What is expected: In the entries below, identify every line with the string "that" and copy it.

Data entries:
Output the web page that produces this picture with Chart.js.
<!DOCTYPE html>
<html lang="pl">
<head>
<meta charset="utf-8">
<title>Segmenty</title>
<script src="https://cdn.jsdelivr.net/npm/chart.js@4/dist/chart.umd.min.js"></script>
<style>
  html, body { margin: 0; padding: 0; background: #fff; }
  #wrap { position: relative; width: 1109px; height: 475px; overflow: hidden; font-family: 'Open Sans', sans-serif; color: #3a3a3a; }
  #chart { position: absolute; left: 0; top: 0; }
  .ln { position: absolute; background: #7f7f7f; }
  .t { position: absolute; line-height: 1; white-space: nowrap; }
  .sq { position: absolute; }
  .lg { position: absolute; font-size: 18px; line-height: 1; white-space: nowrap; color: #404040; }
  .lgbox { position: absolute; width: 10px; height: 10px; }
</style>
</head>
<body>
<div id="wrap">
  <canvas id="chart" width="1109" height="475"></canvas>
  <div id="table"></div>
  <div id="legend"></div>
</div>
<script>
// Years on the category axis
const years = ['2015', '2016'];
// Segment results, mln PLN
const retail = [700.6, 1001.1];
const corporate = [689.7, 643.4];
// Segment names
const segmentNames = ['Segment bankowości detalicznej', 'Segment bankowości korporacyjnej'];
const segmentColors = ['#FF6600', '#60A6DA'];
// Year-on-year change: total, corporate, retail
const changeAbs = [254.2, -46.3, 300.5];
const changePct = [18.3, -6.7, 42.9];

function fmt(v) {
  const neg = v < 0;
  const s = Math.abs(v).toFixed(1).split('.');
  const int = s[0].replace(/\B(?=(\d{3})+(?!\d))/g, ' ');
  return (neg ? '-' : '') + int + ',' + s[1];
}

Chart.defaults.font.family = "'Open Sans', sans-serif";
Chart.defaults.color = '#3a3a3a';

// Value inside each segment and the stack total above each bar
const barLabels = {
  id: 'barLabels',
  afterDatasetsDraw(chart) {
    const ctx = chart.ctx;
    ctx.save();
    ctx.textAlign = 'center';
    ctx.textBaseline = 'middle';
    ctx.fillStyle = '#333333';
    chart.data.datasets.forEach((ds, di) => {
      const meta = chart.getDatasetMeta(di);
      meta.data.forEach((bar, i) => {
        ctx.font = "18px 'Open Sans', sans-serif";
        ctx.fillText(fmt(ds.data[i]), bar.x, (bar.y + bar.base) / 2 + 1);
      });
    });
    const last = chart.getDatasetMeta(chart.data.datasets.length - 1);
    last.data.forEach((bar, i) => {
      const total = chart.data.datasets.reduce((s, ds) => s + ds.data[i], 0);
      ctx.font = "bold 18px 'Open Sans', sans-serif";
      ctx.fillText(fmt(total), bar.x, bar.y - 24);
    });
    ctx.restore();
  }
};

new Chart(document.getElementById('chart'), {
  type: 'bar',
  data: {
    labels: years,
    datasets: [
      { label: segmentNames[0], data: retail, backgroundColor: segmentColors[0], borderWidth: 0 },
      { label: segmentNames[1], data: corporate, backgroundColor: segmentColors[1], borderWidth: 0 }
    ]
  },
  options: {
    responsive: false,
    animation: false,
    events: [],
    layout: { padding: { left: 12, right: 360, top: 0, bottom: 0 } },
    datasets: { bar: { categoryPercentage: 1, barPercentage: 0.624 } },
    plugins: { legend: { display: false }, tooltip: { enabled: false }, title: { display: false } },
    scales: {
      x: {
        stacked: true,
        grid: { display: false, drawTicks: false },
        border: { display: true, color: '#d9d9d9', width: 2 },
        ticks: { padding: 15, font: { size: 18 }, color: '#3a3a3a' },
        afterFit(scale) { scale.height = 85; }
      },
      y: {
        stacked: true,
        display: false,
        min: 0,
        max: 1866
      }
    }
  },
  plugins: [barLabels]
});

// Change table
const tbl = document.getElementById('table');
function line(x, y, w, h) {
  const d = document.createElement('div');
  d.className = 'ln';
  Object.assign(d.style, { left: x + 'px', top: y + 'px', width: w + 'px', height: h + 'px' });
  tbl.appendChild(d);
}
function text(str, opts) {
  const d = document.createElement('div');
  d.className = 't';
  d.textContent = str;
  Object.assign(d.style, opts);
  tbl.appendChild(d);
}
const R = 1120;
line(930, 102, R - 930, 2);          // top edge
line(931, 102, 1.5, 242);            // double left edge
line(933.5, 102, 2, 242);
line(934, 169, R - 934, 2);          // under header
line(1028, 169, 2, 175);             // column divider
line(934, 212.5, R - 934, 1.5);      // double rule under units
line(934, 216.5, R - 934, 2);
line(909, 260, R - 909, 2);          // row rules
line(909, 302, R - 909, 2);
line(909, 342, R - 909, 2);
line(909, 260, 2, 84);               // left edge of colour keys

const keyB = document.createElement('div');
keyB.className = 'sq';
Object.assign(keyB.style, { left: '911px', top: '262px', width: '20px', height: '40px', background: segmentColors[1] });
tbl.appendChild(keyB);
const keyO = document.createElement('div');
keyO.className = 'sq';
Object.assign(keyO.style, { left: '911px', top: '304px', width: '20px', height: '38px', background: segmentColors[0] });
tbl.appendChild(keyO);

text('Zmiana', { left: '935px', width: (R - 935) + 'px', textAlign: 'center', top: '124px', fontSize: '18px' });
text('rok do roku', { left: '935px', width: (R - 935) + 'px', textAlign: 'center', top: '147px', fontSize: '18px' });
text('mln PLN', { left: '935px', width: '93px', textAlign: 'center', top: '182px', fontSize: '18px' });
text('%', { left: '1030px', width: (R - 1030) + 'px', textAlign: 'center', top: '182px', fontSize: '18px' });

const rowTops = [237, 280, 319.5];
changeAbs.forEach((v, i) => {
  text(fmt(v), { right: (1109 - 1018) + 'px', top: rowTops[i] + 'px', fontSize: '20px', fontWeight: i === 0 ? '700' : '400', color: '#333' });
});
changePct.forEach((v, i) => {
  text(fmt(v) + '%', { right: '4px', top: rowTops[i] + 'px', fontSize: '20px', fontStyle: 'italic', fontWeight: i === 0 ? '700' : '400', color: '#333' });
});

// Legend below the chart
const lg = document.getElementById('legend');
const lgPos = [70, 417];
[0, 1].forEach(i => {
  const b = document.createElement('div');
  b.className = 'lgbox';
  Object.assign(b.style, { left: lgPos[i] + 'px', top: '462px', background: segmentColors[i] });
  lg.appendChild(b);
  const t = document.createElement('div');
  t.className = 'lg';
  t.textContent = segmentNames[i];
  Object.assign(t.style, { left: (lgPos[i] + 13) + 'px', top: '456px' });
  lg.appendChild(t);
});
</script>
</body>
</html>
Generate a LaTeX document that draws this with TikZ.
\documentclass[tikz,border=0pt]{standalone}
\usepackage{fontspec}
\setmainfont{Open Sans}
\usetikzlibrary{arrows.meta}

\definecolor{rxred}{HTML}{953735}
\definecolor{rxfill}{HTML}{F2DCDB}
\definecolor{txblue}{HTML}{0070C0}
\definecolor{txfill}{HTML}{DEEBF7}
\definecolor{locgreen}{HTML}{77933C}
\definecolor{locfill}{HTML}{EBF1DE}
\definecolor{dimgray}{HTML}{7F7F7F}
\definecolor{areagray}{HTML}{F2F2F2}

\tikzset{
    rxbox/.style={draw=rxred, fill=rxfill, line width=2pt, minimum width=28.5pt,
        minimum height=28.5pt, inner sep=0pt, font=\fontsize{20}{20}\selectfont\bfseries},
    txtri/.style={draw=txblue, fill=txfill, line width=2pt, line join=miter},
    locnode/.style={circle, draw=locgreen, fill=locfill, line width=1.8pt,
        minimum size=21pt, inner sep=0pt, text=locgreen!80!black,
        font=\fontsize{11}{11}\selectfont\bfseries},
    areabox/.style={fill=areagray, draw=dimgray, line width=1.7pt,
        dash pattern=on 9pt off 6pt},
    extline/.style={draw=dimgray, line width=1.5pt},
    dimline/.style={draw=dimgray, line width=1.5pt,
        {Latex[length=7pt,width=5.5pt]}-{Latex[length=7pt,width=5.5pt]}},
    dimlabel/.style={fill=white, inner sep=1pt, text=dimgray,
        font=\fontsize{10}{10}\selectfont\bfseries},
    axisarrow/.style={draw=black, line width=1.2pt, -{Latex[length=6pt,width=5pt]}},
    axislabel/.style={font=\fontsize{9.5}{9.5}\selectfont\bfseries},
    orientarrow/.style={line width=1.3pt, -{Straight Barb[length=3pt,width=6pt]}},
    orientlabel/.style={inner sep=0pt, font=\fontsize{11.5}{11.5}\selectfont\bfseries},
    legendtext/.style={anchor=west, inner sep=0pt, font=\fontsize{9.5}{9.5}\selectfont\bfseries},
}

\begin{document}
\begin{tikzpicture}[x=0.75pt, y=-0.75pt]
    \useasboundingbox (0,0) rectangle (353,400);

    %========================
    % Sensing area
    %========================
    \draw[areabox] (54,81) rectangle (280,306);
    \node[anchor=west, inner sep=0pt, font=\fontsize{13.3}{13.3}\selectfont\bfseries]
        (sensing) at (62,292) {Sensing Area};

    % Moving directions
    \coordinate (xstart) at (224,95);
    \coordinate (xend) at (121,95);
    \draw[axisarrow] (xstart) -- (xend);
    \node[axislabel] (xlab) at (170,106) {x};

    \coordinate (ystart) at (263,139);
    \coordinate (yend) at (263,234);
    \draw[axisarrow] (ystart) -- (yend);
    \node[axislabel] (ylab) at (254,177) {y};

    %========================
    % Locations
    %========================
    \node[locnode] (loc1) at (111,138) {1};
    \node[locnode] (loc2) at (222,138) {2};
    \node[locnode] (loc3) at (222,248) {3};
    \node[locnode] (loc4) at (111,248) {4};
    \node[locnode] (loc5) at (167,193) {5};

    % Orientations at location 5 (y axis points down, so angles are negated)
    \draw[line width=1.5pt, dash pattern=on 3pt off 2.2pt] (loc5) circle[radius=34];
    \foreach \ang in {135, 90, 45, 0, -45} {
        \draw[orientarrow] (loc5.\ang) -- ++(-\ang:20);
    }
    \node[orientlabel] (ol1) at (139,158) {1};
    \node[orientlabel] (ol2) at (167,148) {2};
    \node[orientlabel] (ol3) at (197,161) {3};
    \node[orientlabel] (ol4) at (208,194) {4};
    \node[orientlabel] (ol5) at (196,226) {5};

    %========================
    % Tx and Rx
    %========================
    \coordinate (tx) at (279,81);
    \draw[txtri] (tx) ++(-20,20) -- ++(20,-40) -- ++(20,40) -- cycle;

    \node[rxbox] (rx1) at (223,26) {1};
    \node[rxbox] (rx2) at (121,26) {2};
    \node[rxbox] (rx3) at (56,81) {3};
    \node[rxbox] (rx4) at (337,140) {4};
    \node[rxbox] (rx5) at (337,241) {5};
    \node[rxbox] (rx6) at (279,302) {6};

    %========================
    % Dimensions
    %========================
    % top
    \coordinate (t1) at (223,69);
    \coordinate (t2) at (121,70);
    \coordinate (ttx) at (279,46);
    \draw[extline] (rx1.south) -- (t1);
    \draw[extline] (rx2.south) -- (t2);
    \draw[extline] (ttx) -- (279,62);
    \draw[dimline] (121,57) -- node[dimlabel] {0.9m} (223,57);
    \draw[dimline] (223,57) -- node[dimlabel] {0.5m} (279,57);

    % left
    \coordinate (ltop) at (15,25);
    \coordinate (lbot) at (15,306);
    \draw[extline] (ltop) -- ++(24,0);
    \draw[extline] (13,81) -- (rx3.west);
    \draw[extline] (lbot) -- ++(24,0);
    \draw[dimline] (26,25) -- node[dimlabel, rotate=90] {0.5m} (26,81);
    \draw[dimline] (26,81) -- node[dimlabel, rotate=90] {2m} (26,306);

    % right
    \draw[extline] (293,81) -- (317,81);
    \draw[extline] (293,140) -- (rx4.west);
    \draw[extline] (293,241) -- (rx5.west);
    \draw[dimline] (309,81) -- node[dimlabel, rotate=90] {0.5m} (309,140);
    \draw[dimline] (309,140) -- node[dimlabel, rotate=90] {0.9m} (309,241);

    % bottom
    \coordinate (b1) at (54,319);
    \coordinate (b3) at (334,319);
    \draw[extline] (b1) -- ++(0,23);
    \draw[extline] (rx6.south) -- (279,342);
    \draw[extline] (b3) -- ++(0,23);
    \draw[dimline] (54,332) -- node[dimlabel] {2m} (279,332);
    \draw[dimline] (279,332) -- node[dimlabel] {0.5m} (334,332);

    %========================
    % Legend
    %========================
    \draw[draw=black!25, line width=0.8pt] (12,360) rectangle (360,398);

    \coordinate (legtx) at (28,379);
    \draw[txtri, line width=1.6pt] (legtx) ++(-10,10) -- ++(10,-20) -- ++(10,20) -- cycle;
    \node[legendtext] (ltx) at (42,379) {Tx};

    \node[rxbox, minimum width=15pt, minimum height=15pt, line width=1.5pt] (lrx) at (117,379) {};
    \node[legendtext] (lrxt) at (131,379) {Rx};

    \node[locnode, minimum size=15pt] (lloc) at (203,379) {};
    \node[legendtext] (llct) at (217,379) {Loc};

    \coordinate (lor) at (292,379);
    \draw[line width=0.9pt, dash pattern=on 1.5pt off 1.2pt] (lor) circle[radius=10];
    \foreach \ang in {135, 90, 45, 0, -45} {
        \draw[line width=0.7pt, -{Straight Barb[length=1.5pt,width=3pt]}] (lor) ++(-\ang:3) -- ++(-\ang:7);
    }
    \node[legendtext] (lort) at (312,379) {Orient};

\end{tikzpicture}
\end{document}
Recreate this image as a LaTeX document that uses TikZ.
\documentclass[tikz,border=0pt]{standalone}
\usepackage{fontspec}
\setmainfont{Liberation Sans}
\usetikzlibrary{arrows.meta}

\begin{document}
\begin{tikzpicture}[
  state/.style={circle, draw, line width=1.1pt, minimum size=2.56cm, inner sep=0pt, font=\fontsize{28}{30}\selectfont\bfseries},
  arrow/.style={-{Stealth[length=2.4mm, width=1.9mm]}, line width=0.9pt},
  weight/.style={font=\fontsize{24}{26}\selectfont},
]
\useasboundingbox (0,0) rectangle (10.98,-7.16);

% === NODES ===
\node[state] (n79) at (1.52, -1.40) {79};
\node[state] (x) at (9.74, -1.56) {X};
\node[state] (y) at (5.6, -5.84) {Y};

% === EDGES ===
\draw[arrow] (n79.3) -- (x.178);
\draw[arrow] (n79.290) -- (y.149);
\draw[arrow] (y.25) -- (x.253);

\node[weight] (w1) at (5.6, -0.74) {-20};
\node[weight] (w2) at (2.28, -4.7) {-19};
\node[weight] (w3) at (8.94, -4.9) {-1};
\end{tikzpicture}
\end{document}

Final result:
Output the web page that produces this picture with Chart.js.
Generate a LaTeX document that draws this with TikZ.
Recreate this image as a LaTeX document that uses TikZ.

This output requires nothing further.